In March 1967 Bromberg, then a single mother with two small children, was hired at Abbey Road studios in London to play harp on the recording of "She's Leaving Home", one of the songs on the Beatles' Sgt. Pepper's Lonely Hearts Club Band album. This made her the second woman to perform on a Beatles song, the first having been Joy Hall, mistakenly credited as "John" Hall, who a number of weeks earlier had played cello on "Strawberry Fields Forever". Her playing on the song has been said to "define the piece". Bromberg and the orchestra went through three hours of takes until midnight, and when the album came out she realized McCartney had used her first take. She said later that she found it "a little bizarre" that she became known for four bars of music. In 2011 she told the BBC that she was "very proud to have been part of it".

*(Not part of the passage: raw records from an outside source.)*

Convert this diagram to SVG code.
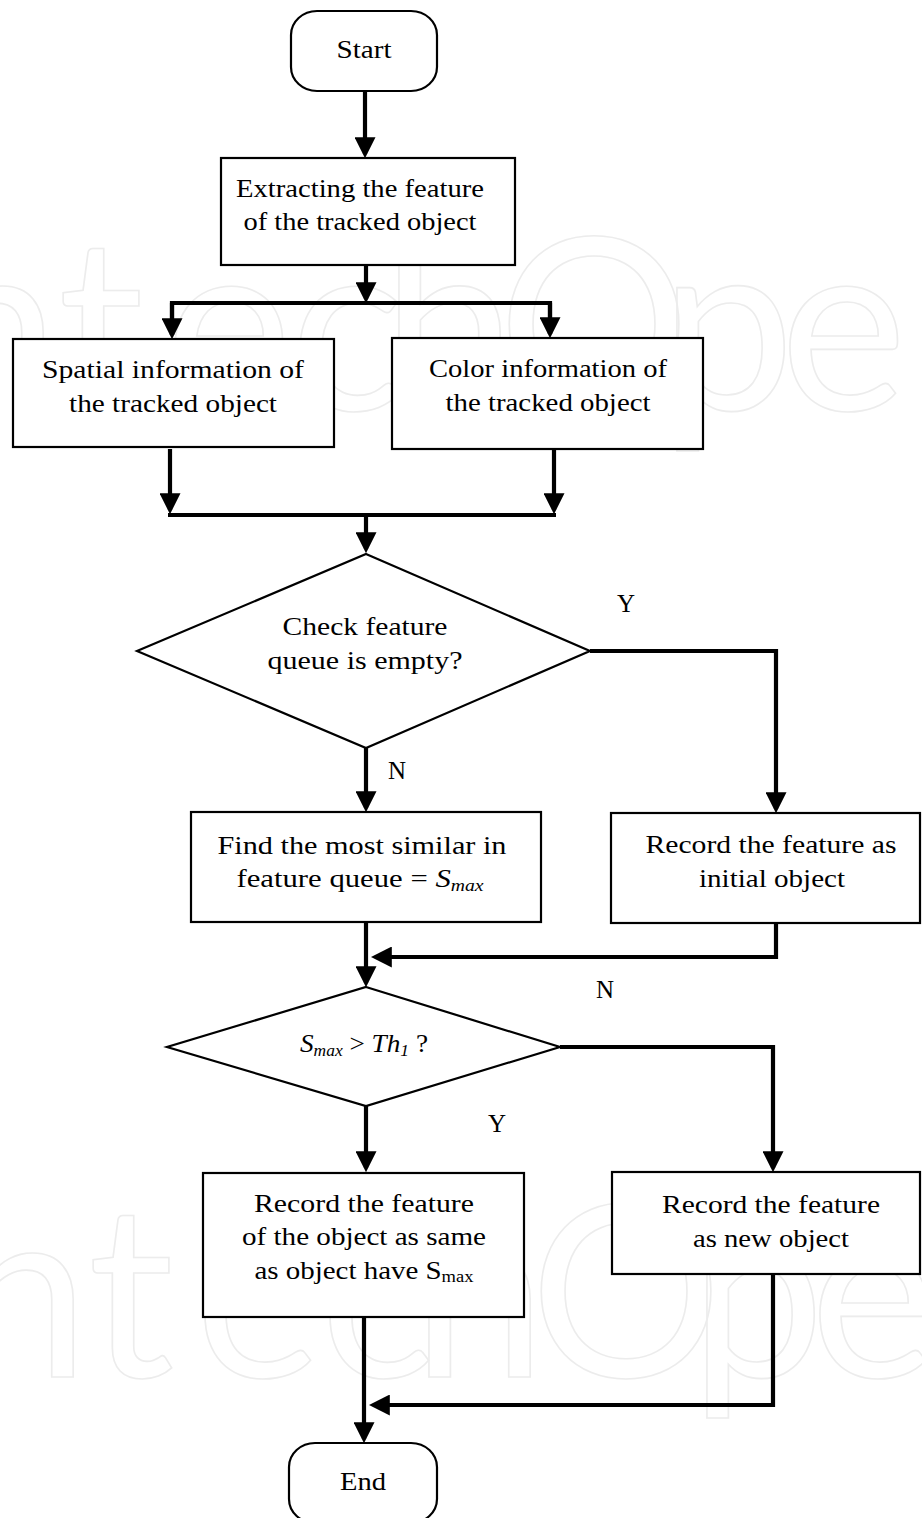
<svg xmlns="http://www.w3.org/2000/svg" width="922" height="1518" viewBox="0 0 922 1518">
<style>
.wm{font-family:"Lato","Open Sans",sans-serif;font-size:240px;fill:none;stroke:#ececec;stroke-width:1.6}
.box{fill:#fff;stroke:#000;stroke-width:2.2}
.t{font-family:"Liberation Serif","Times New Roman",serif;font-size:25px;fill:#000;text-anchor:middle}
.lbl{font-family:"Liberation Serif","Times New Roman",serif;font-size:25px;fill:#000}
.c{fill:none;stroke:#000;stroke-width:4.2}
.ca{fill:none;stroke:#000;stroke-width:4.2;marker-end:url(#ah)}
</style>
<defs>
<marker id="ah" viewBox="0 0 10 10" markerWidth="5" markerHeight="5" refX="8" refY="5" orient="auto" markerUnits="strokeWidth">
<path d="M0,0 L10,5 L0,10 z" fill="#000"/>
</marker>
</defs>
<rect width="922" height="1518" fill="#fff"/>
<g id="watermark">
<text class="wm" x="-120 -75 58 165 290 382 498 660 780 935" y="410">IntechOpen</text>
<text class="wm" x="-90 -45 88 195 320 412 530 690 810 965" y="1377">IntechOpen</text>
</g>
<g id="connectors">
<path class="ca" d="M365,91 V154"/>
<path class="ca" d="M366,265 V299"/>
<path class="c" d="M172,335 V303 H550 V334"/>
<path class="ca" d="M172,303 V335"/>
<path class="ca" d="M550,303 V334"/>
<path class="ca" d="M170,449 V510"/>
<path class="ca" d="M554,449 V510"/>
<path class="c" d="M168,515 H556"/>
<path class="ca" d="M366,515 V549"/>
<path class="ca" d="M590,651 H776 V809"/>
<path class="ca" d="M366,748 V808"/>
<path class="ca" d="M776,923 V957 H375"/>
<path class="ca" d="M366,922 V983"/>
<path class="ca" d="M560,1047 H773 V1168"/>
<path class="ca" d="M366,1106 V1168"/>
<path class="ca" d="M773,1274 V1405 H373"/>
<path class="ca" d="M364,1317 V1439"/>
</g>
<g id="start">
<rect class="box" x="291" y="11" width="146" height="80" rx="26" ry="24"/>
<text class="t" x="364" y="58" textLength="55" lengthAdjust="spacingAndGlyphs">Start</text>
</g>
<g id="extract">
<rect class="box" x="221" y="158" width="294" height="107"/>
<text class="t" x="360" y="197" textLength="248" lengthAdjust="spacingAndGlyphs">Extracting the feature</text>
<text class="t" x="360" y="230" textLength="233" lengthAdjust="spacingAndGlyphs">of the tracked object</text>
</g>
<g id="spatial">
<rect class="box" x="13" y="339" width="321" height="108"/>
<text class="t" x="173" y="378" textLength="262" lengthAdjust="spacingAndGlyphs">Spatial information of</text>
<text class="t" x="173" y="412" textLength="208" lengthAdjust="spacingAndGlyphs">the tracked object</text>
</g>
<g id="color">
<rect class="box" x="392" y="338" width="311" height="111"/>
<text class="t" x="548" y="377" textLength="238" lengthAdjust="spacingAndGlyphs">Color information of</text>
<text class="t" x="548" y="411" textLength="205" lengthAdjust="spacingAndGlyphs">the tracked object</text>
</g>
<g id="check">
<polygon class="box" points="366,554 590,651 366,748 137,651"/>
<text class="t" x="365" y="635" textLength="165" lengthAdjust="spacingAndGlyphs">Check feature</text>
<text class="t" x="365" y="669" textLength="195" lengthAdjust="spacingAndGlyphs">queue is empty?</text>
</g>
<g id="find">
<rect class="box" x="191" y="812" width="350" height="110"/>
<text class="t" x="362" y="854" textLength="289" lengthAdjust="spacingAndGlyphs">Find the most similar in</text>
<text class="t" x="360" y="887" textLength="247" lengthAdjust="spacingAndGlyphs">feature queue = <tspan font-style="italic">S</tspan><tspan font-style="italic" font-size="16" dy="4">max</tspan></text>
</g>
<g id="record-initial">
<rect class="box" x="611" y="813" width="309" height="110"/>
<text class="t" x="771" y="853" textLength="251" lengthAdjust="spacingAndGlyphs">Record the feature as</text>
<text class="t" x="772" y="887" textLength="146" lengthAdjust="spacingAndGlyphs">initial object</text>
</g>
<g id="compare">
<polygon class="box" points="366,987 560,1047 366,1106 167,1047"/>
<text class="t" x="364" y="1052" textLength="128" lengthAdjust="spacingAndGlyphs"><tspan font-style="italic">S</tspan><tspan font-style="italic" font-size="16" dy="4">max</tspan><tspan dy="-4"> &gt; </tspan><tspan font-style="italic">Th</tspan><tspan font-style="italic" font-size="16" dy="4">1</tspan><tspan dy="-4"> ?</tspan></text>
</g>
<g id="record-same">
<rect class="box" x="203" y="1173" width="321" height="144"/>
<text class="t" x="364" y="1212" textLength="220" lengthAdjust="spacingAndGlyphs">Record the feature</text>
<text class="t" x="364" y="1245" textLength="244" lengthAdjust="spacingAndGlyphs">of the object as same</text>
<text class="t" x="364" y="1279" textLength="219" lengthAdjust="spacingAndGlyphs">as object have S<tspan font-size="16" dy="3">max</tspan></text>
</g>
<g id="record-new">
<rect class="box" x="612" y="1172" width="308" height="102"/>
<text class="t" x="771" y="1213" textLength="218" lengthAdjust="spacingAndGlyphs">Record the feature</text>
<text class="t" x="771" y="1247" textLength="156" lengthAdjust="spacingAndGlyphs">as new object</text>
</g>
<g id="end">
<rect class="box" x="289" y="1443" width="148" height="80" rx="26" ry="24"/>
<text class="t" x="363" y="1490" textLength="46" lengthAdjust="spacingAndGlyphs">End</text>
</g>
<g id="labels">
<text class="lbl" x="617" y="612">Y</text>
<text class="lbl" x="388" y="779">N</text>
<text class="lbl" x="596" y="998">N</text>
<text class="lbl" x="488" y="1132">Y</text>
</g>
</svg>
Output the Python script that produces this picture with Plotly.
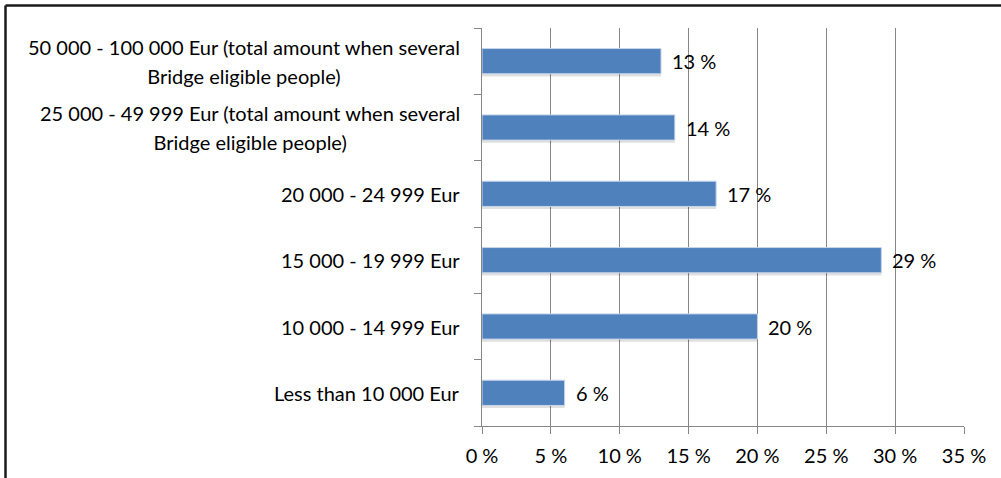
import plotly.graph_objects as go

categories = [
    "Less than 10 000 Eur",
    "10 000 - 14 999 Eur",
    "15 000 - 19 999 Eur",
    "20 000 - 24 999 Eur",
    "25 000 - 49 999 Eur (total amount when several<br>Bridge eligible people)",
    "50 000 - 100 000 Eur (total amount when several<br>Bridge eligible people)",
]
values = [6, 20, 29, 17, 14, 13]
value_labels = ["6 %", "20 %", "29 %", "17 %", "14 %", "13 %"]
x_ticks = [0, 5, 10, 15, 20, 25, 30, 35]
x_tick_labels = ["0 %", "5 %", "10 %", "15 %", "20 %", "25 %", "30 %", "35 %"]

W, H = 1001, 478
ML, MR, MT, MB = 482, 37, 28, 52
FONT = "Lato"
FS = 20
GRID = "#868686"
pos = list(range(len(categories)))

fig = go.Figure()
# soft shadow
fig.add_trace(go.Bar(
    x=values, y=pos, orientation="h",
    width=0.38, offset=-0.23,
    marker=dict(color="rgba(0,0,0,0.12)", line=dict(width=0)),
    hoverinfo="skip", showlegend=False,
))
fig.add_trace(go.Bar(
    x=values, y=pos, orientation="h",
    width=0.38, offset=-0.19,
    marker=dict(color="#4F81BD", line=dict(color="#C6D5EA", width=1)),
    showlegend=False,
))

annotations = []
for p, v, t in zip(pos, values, value_labels):
    annotations.append(dict(
        x=v, y=p, xref="x", yref="y", text=t, showarrow=False,
        xanchor="left", yanchor="middle", xshift=9,
        font=dict(family=FONT, size=FS, color="black"),
    ))
for p, c in zip(pos, categories):
    annotations.append(dict(
        x=0, y=p, xref="paper", yref="y",
        text=f"<span style='font-size:{FS}px'>{c}</span>",
        showarrow=False, xanchor="right", yanchor="middle", align="center",
        xshift=-20,
        font=dict(family=FONT, size=22, color="black"),
    ))

pw = W - ML - MR
ph = H - MT - MB
bx0 = (5.5 - ML) / pw
by1 = (H - MB - 5.5) / ph
border = dict(color="#1a1a1a", width=2.5)
shapes = [
    dict(type="line", xref="paper", yref="paper", x0=bx0, x1=(W - ML) / pw,
         y0=by1, y1=by1, line=border, layer="above"),
    dict(type="line", xref="paper", yref="paper", x0=bx0, x1=bx0,
         y0=by1, y1=-MB / ph, line=border, layer="above"),
]

fig.update_layout(
    width=W, height=H,
    margin=dict(l=ML, r=MR, t=MT, b=MB, pad=0),
    paper_bgcolor="white", plot_bgcolor="white",
    barmode="overlay",
    font=dict(family=FONT, size=FS, color="black"),
    annotations=annotations,
    shapes=shapes,
    xaxis=dict(
        range=[0, 35], tickvals=x_ticks, ticktext=x_tick_labels,
        showgrid=True, gridcolor=GRID, gridwidth=1,
        showline=True, linecolor=GRID, linewidth=1,
        ticks="outside", ticklen=7, tickcolor=GRID,
        ticklabelstandoff=5,
        zeroline=False, fixedrange=True,
        tickfont=dict(family=FONT, size=FS, color="black"),
    ),
    yaxis=dict(
        range=[-0.5, 5.5], tickvals=[p - 0.5 for p in pos] + [5.5], ticktext=[""] * 7,
        showgrid=False, showline=True, linecolor=GRID, linewidth=1,
        ticks="outside", ticklen=7, tickcolor=GRID,
        zeroline=False, fixedrange=True,
    ),
)

fig.write_html("out.html")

Bromberg was a member of the BBC's Top of the Pops orchestra in the 1960s and 1970s. Top of the Pops was considered to be England's most popular music television programme at the time. She played the signature introduction on the recording of "Boogie Nights", a hit single in 1976 by the disco band Heatwave. Bromberg was an orchestra regular on the highly rated British television show Morecambe and Wise. She performed in many TV commercials as well as in a Monty Python's Flying Circus sketch, in which she played the harp in a wheelbarrow. In retirement she taught harp and piano, and trained to use music to help children with mental disabilities. In 2011 she was reported to be living at Rock Hill in Chipping Norton, Oxfordshire. In 2013, aged 84, she was living and teaching music in the village of Lane End, Buckinghamshire.

==Personal life==
Bromberg married Sydney Laurence in 1949 after graduating. They later divorced. She had two children, Naomi Venables and David Laurence, and five grandchildren. Her cousin is the American musician and songwriter David Bromberg.

==Death==
Bromberg died on August 17, 2021, in Aylesbury, England.